The records
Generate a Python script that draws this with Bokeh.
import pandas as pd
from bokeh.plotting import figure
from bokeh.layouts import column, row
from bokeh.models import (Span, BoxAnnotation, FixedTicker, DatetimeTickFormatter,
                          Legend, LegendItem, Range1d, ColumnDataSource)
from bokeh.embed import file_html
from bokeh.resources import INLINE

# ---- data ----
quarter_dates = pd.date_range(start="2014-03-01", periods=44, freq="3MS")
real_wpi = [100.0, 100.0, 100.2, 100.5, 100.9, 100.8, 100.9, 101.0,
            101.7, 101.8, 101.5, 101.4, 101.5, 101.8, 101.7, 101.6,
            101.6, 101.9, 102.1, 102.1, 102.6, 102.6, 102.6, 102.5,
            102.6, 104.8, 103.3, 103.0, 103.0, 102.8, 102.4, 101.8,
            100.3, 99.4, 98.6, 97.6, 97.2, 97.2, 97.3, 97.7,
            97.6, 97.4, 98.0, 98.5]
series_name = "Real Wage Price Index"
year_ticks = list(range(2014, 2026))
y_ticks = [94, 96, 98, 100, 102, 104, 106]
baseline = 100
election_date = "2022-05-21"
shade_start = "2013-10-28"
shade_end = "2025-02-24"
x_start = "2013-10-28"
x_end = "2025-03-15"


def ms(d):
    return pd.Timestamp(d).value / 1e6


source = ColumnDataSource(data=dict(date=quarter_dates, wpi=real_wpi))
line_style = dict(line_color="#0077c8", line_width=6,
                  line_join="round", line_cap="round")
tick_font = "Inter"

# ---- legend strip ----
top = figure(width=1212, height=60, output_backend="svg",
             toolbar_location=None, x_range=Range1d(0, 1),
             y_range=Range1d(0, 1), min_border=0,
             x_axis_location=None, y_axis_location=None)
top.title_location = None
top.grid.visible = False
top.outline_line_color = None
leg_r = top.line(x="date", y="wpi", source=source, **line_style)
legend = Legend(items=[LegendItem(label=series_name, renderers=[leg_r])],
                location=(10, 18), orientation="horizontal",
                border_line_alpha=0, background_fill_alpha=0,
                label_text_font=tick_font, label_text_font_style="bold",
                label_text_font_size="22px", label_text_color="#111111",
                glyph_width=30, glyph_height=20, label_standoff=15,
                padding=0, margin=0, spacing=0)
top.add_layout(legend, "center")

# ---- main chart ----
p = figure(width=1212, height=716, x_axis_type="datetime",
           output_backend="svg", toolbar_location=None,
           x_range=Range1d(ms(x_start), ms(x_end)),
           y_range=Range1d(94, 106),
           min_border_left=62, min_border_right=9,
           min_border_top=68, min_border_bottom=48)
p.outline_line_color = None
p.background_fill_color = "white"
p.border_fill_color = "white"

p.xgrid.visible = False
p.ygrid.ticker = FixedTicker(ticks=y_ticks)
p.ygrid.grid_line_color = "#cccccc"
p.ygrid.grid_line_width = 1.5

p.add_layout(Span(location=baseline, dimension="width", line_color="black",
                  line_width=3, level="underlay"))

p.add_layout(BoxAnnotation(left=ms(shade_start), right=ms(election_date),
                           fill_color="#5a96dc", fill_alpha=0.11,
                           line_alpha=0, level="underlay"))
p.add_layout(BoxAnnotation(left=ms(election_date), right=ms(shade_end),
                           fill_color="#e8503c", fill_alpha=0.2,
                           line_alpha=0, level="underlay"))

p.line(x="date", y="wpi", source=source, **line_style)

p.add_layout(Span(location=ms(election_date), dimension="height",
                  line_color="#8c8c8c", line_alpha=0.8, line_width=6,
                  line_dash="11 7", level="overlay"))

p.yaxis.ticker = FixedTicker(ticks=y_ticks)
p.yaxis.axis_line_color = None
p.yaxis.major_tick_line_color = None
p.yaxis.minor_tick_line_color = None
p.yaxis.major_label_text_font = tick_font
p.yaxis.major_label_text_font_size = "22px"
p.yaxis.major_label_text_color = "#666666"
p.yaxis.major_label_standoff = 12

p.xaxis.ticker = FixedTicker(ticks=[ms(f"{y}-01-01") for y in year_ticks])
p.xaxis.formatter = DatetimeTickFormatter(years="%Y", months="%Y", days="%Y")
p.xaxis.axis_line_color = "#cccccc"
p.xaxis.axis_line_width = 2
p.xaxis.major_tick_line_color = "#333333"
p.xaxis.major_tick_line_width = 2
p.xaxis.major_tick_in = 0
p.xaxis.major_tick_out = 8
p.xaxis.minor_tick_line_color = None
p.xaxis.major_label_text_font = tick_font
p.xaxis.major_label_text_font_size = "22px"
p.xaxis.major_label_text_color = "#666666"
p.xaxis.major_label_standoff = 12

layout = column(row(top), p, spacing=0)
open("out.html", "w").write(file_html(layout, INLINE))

---

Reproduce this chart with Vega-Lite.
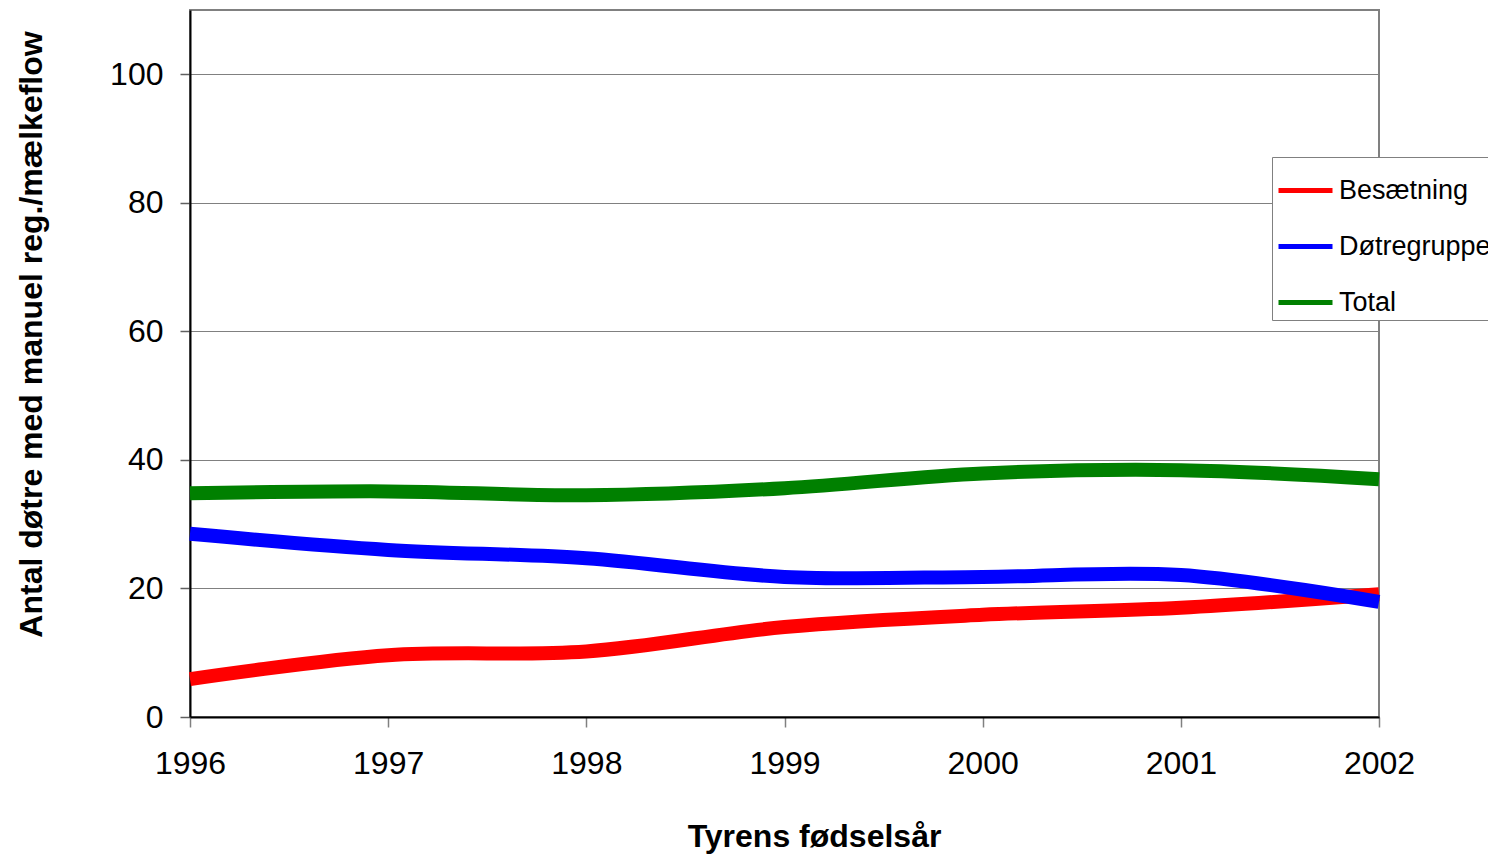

Exercise details
Only the lines from the one with "Generate a Python" to the one with "from bokeh.resources import INLINE" are wanted; extract them exactly, both ends included.

Exercise result
Generate a Python script that draws this with Bokeh.
import pandas as pd
from bokeh.plotting import figure
from bokeh.layouts import column, row
from bokeh.models import (Span, BoxAnnotation, FixedTicker, DatetimeTickFormatter,
                          Legend, LegendItem, Range1d, ColumnDataSource)
from bokeh.embed import file_html
from bokeh.resources import INLINE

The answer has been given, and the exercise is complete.